[Directions for this task] All lines from the beginning of the listing through the line with "H_A = [65, 21, 18, 17, 16, 14, 13]" are to be copied word for word; the pictures are not.

[Source data]
━━━━━━━━━━━━━━━━━━━━

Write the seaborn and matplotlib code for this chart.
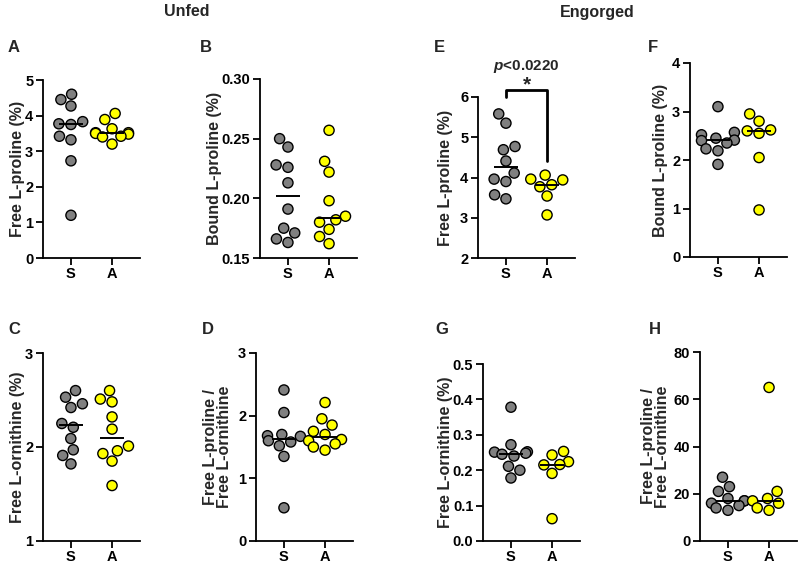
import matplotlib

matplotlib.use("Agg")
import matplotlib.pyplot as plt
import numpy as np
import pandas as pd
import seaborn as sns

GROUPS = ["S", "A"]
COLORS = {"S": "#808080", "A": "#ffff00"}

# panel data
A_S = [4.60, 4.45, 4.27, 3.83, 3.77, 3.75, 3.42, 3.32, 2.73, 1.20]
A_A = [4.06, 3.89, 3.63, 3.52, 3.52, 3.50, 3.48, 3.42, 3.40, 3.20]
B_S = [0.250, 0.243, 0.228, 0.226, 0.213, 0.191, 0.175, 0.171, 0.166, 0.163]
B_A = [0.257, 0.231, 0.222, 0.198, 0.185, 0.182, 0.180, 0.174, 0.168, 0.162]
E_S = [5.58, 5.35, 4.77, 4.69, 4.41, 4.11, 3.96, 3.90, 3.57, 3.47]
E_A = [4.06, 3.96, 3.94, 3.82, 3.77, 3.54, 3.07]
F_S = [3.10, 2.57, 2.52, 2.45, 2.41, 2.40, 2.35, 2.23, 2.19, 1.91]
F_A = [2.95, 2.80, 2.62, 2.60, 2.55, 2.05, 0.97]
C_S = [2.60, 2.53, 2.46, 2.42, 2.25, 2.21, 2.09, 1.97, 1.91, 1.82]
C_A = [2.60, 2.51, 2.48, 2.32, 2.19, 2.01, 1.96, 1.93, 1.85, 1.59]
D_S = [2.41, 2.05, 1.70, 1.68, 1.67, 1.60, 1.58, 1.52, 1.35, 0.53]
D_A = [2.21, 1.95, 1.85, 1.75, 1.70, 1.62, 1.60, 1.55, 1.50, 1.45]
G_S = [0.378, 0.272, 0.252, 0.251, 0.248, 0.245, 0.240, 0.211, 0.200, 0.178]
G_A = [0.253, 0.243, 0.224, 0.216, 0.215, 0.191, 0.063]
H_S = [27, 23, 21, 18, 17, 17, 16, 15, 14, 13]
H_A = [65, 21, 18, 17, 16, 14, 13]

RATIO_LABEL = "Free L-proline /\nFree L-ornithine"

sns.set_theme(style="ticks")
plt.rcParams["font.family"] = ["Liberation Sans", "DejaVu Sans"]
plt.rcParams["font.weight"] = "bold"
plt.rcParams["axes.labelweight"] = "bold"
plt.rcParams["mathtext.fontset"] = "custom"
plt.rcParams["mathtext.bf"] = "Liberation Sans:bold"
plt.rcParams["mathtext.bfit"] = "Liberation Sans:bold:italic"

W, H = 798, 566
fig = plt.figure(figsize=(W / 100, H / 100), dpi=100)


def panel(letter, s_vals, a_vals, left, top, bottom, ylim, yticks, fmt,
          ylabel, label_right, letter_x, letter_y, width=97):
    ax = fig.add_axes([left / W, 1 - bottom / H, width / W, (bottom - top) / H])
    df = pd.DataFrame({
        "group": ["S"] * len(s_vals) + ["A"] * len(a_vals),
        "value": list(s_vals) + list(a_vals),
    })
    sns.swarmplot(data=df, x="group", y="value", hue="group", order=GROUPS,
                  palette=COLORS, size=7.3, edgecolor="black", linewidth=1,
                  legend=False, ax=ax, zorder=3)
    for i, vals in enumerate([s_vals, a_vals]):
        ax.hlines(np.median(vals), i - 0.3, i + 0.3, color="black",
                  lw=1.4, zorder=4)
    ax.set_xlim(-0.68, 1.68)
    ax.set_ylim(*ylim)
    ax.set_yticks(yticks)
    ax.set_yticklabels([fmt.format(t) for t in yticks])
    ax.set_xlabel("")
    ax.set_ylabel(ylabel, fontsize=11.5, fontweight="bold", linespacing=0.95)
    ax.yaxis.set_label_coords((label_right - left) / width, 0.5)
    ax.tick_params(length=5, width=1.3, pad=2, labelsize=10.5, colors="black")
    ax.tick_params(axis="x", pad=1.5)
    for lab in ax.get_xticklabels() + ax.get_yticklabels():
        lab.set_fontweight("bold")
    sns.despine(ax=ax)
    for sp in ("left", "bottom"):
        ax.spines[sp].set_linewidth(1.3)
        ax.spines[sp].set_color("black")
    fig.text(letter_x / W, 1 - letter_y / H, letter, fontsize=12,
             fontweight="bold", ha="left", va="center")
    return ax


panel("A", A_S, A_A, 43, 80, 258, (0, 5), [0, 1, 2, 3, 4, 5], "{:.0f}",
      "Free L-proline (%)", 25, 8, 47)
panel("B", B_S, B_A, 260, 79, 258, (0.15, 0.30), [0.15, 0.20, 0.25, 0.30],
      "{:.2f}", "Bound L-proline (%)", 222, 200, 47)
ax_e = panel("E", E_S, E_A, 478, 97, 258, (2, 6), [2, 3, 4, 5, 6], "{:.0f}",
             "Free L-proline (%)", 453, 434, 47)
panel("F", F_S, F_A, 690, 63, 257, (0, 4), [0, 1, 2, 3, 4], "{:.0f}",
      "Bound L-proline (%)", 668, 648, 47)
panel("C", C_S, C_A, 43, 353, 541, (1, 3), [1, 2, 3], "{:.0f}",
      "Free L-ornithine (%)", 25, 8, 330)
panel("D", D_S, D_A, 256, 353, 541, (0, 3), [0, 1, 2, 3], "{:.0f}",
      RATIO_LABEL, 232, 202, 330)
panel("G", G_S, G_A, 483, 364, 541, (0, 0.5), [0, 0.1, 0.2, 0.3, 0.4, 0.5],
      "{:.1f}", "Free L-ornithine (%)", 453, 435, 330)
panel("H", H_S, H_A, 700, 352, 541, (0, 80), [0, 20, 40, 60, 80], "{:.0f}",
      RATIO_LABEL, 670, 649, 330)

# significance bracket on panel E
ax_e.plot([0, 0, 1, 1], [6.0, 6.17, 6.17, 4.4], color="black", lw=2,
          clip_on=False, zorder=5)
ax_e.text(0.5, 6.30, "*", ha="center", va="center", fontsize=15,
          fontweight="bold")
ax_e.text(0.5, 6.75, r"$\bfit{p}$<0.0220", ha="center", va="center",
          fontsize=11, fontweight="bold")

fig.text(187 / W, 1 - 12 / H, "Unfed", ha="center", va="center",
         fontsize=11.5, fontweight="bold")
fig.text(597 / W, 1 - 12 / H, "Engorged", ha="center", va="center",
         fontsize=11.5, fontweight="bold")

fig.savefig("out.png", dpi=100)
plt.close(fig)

━━━━━━━━━━━━━━━━━━━━

[Solution to the exercise]
Write the seaborn and matplotlib code for this chart.
import matplotlib

matplotlib.use("Agg")
import matplotlib.pyplot as plt
import numpy as np
import pandas as pd
import seaborn as sns

GROUPS = ["S", "A"]
COLORS = {"S": "#808080", "A": "#ffff00"}

# panel data
A_S = [4.60, 4.45, 4.27, 3.83, 3.77, 3.75, 3.42, 3.32, 2.73, 1.20]
A_A = [4.06, 3.89, 3.63, 3.52, 3.52, 3.50, 3.48, 3.42, 3.40, 3.20]
B_S = [0.250, 0.243, 0.228, 0.226, 0.213, 0.191, 0.175, 0.171, 0.166, 0.163]
B_A = [0.257, 0.231, 0.222, 0.198, 0.185, 0.182, 0.180, 0.174, 0.168, 0.162]
E_S = [5.58, 5.35, 4.77, 4.69, 4.41, 4.11, 3.96, 3.90, 3.57, 3.47]
E_A = [4.06, 3.96, 3.94, 3.82, 3.77, 3.54, 3.07]
F_S = [3.10, 2.57, 2.52, 2.45, 2.41, 2.40, 2.35, 2.23, 2.19, 1.91]
F_A = [2.95, 2.80, 2.62, 2.60, 2.55, 2.05, 0.97]
C_S = [2.60, 2.53, 2.46, 2.42, 2.25, 2.21, 2.09, 1.97, 1.91, 1.82]
C_A = [2.60, 2.51, 2.48, 2.32, 2.19, 2.01, 1.96, 1.93, 1.85, 1.59]
D_S = [2.41, 2.05, 1.70, 1.68, 1.67, 1.60, 1.58, 1.52, 1.35, 0.53]
D_A = [2.21, 1.95, 1.85, 1.75, 1.70, 1.62, 1.60, 1.55, 1.50, 1.45]
G_S = [0.378, 0.272, 0.252, 0.251, 0.248, 0.245, 0.240, 0.211, 0.200, 0.178]
G_A = [0.253, 0.243, 0.224, 0.216, 0.215, 0.191, 0.063]
H_S = [27, 23, 21, 18, 17, 17, 16, 15, 14, 13]
H_A = [65, 21, 18, 17, 16, 14, 13]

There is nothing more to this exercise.